From the records below, print only the part that opens with the line containing "Reproduce this chart with Bokeh." and closes with the line containing "1.5, 1.5, 3, 3]"; omit the pictures.

> **DATA PROVIDED**
※

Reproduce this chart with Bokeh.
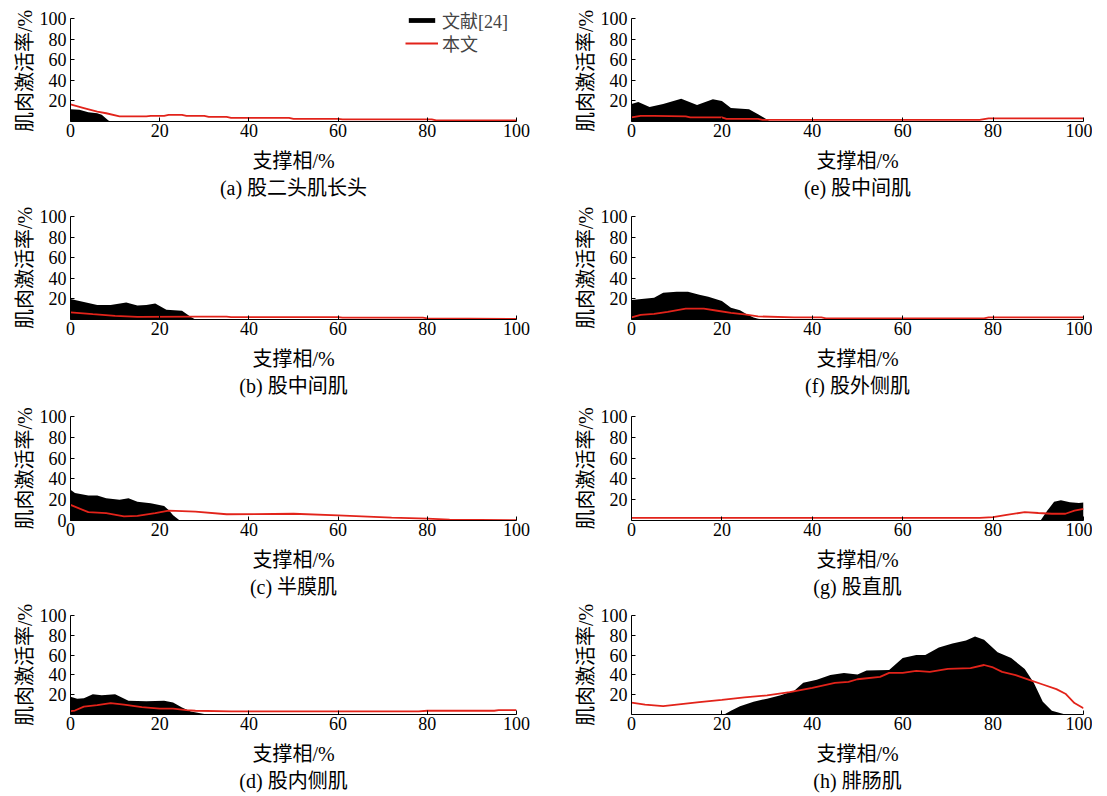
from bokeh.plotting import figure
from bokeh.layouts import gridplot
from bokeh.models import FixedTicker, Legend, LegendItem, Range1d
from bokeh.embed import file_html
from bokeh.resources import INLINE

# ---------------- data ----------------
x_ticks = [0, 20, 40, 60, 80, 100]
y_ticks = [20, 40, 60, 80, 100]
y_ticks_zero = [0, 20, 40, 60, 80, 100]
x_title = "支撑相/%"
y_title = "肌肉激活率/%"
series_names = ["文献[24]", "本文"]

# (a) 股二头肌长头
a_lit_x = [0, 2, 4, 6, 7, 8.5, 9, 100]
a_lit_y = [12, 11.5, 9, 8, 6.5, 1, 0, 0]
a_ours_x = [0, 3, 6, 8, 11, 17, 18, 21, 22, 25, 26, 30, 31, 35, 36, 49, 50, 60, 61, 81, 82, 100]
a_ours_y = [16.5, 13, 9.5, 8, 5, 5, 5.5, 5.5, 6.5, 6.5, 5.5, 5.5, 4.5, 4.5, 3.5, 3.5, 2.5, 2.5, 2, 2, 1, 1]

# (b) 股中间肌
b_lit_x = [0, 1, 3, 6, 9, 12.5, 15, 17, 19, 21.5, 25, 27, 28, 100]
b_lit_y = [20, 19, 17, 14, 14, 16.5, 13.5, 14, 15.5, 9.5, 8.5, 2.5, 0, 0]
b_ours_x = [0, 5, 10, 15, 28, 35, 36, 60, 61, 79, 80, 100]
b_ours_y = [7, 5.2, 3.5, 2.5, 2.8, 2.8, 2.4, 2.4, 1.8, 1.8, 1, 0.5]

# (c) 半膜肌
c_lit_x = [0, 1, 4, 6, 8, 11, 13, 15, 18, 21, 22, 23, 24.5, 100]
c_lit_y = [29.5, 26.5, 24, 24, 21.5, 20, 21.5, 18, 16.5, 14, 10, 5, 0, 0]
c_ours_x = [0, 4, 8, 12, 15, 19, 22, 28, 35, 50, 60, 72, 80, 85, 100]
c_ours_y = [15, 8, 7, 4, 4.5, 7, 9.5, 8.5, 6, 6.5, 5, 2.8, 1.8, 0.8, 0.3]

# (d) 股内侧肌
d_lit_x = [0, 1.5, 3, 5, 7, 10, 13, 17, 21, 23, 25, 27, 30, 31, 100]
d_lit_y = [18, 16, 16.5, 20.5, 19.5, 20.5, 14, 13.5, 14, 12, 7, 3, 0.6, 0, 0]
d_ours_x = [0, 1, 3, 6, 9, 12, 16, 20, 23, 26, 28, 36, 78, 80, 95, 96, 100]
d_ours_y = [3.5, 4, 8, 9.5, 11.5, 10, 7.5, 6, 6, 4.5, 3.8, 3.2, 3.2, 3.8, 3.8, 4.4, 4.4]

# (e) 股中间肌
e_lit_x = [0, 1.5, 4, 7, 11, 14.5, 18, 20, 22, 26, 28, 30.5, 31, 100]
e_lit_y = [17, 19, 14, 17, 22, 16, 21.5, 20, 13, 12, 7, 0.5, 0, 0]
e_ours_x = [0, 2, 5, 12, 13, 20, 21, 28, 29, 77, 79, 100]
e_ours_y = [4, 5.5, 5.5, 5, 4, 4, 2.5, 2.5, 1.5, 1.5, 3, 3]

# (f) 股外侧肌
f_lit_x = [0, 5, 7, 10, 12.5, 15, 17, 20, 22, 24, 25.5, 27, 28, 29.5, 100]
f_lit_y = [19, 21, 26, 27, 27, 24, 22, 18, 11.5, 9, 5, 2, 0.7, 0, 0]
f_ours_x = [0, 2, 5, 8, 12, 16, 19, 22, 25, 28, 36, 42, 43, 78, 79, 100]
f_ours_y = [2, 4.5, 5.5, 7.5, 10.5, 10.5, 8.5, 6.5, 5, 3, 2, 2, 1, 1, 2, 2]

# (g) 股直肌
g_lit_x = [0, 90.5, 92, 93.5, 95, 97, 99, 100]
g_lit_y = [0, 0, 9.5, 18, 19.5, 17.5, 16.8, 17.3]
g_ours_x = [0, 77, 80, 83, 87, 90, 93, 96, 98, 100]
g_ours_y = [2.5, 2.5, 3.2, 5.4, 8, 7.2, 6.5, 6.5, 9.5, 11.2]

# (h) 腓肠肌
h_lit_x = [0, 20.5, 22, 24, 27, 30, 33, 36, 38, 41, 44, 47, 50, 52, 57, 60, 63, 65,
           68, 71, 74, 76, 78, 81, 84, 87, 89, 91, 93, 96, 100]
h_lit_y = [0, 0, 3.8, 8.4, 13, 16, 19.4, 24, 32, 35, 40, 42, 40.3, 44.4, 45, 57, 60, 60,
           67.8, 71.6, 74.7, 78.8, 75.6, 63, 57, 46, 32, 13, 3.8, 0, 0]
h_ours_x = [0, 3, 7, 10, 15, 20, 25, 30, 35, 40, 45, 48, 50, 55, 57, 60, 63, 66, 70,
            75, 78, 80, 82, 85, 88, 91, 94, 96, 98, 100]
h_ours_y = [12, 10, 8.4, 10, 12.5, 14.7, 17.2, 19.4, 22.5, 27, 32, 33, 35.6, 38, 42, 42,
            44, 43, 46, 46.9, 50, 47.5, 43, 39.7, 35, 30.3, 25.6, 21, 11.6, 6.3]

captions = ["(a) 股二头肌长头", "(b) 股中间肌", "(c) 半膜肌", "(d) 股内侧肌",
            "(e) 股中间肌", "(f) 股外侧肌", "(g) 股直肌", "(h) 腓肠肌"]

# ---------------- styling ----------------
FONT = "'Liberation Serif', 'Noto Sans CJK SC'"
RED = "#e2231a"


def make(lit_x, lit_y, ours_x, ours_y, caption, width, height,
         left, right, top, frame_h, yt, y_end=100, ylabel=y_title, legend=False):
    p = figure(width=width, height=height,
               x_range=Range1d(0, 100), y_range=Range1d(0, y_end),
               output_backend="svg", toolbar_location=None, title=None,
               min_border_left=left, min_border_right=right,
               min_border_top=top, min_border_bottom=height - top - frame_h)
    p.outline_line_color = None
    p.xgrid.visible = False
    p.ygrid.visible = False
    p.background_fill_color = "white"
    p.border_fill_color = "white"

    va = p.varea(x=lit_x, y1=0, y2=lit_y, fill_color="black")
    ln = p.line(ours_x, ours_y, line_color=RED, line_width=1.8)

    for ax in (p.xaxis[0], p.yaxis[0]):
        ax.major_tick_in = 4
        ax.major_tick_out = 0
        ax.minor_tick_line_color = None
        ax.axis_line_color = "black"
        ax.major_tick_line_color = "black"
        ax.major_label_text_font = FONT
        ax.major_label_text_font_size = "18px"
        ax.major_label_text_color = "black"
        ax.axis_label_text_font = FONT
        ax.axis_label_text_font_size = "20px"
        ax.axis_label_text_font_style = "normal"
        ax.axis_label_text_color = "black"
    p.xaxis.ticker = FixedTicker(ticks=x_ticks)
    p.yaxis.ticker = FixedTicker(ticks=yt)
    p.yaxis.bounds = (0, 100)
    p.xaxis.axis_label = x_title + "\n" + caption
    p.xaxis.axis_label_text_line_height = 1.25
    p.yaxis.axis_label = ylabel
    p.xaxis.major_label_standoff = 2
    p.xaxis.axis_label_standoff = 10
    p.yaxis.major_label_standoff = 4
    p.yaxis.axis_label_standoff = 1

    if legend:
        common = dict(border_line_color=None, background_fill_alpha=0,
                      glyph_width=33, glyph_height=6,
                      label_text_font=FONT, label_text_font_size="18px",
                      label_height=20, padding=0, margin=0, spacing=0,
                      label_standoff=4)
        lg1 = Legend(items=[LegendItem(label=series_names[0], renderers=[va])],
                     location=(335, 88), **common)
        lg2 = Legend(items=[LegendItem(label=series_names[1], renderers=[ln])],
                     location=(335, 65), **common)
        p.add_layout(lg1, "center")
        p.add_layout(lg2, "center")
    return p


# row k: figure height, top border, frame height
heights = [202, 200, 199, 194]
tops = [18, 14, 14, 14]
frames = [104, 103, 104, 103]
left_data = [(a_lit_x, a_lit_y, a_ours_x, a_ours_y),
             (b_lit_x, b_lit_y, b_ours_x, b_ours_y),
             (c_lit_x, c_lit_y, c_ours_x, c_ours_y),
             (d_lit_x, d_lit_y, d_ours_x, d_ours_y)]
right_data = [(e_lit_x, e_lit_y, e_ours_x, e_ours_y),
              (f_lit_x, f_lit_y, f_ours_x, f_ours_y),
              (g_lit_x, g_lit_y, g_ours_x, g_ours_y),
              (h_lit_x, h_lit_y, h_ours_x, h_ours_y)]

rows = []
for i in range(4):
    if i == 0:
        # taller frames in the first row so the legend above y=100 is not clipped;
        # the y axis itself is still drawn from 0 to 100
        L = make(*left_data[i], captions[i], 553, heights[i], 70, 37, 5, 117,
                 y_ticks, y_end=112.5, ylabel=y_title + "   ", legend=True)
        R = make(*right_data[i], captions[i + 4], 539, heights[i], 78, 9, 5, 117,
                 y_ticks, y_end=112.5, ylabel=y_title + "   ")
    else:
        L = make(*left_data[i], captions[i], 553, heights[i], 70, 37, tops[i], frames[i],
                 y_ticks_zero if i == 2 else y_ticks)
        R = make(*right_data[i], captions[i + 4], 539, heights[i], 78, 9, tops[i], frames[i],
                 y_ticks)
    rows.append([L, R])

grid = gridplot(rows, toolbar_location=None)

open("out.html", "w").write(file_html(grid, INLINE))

※

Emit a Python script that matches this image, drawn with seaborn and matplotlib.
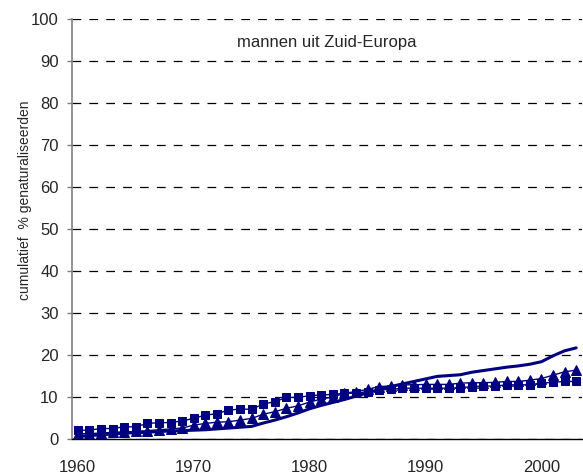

※

> **RESPONSE TO THE EXERCISE**
Reproduce this chart with Bokeh.
from bokeh.plotting import figure
from bokeh.layouts import gridplot
from bokeh.models import FixedTicker, Legend, LegendItem, Range1d
from bokeh.embed import file_html
from bokeh.resources import INLINE

# ---------------- data ----------------
x_ticks = [0, 20, 40, 60, 80, 100]
y_ticks = [20, 40, 60, 80, 100]
y_ticks_zero = [0, 20, 40, 60, 80, 100]
x_title = "支撑相/%"
y_title = "肌肉激活率/%"
series_names = ["文献[24]", "本文"]

# (a) 股二头肌长头
a_lit_x = [0, 2, 4, 6, 7, 8.5, 9, 100]
a_lit_y = [12, 11.5, 9, 8, 6.5, 1, 0, 0]
a_ours_x = [0, 3, 6, 8, 11, 17, 18, 21, 22, 25, 26, 30, 31, 35, 36, 49, 50, 60, 61, 81, 82, 100]
a_ours_y = [16.5, 13, 9.5, 8, 5, 5, 5.5, 5.5, 6.5, 6.5, 5.5, 5.5, 4.5, 4.5, 3.5, 3.5, 2.5, 2.5, 2, 2, 1, 1]

# (b) 股中间肌
b_lit_x = [0, 1, 3, 6, 9, 12.5, 15, 17, 19, 21.5, 25, 27, 28, 100]
b_lit_y = [20, 19, 17, 14, 14, 16.5, 13.5, 14, 15.5, 9.5, 8.5, 2.5, 0, 0]
b_ours_x = [0, 5, 10, 15, 28, 35, 36, 60, 61, 79, 80, 100]
b_ours_y = [7, 5.2, 3.5, 2.5, 2.8, 2.8, 2.4, 2.4, 1.8, 1.8, 1, 0.5]

# (c) 半膜肌
c_lit_x = [0, 1, 4, 6, 8, 11, 13, 15, 18, 21, 22, 23, 24.5, 100]
c_lit_y = [29.5, 26.5, 24, 24, 21.5, 20, 21.5, 18, 16.5, 14, 10, 5, 0, 0]
c_ours_x = [0, 4, 8, 12, 15, 19, 22, 28, 35, 50, 60, 72, 80, 85, 100]
c_ours_y = [15, 8, 7, 4, 4.5, 7, 9.5, 8.5, 6, 6.5, 5, 2.8, 1.8, 0.8, 0.3]

# (d) 股内侧肌
d_lit_x = [0, 1.5, 3, 5, 7, 10, 13, 17, 21, 23, 25, 27, 30, 31, 100]
d_lit_y = [18, 16, 16.5, 20.5, 19.5, 20.5, 14, 13.5, 14, 12, 7, 3, 0.6, 0, 0]
d_ours_x = [0, 1, 3, 6, 9, 12, 16, 20, 23, 26, 28, 36, 78, 80, 95, 96, 100]
d_ours_y = [3.5, 4, 8, 9.5, 11.5, 10, 7.5, 6, 6, 4.5, 3.8, 3.2, 3.2, 3.8, 3.8, 4.4, 4.4]

# (e) 股中间肌
e_lit_x = [0, 1.5, 4, 7, 11, 14.5, 18, 20, 22, 26, 28, 30.5, 31, 100]
e_lit_y = [17, 19, 14, 17, 22, 16, 21.5, 20, 13, 12, 7, 0.5, 0, 0]
e_ours_x = [0, 2, 5, 12, 13, 20, 21, 28, 29, 77, 79, 100]
e_ours_y = [4, 5.5, 5.5, 5, 4, 4, 2.5, 2.5, 1.5, 1.5, 3, 3]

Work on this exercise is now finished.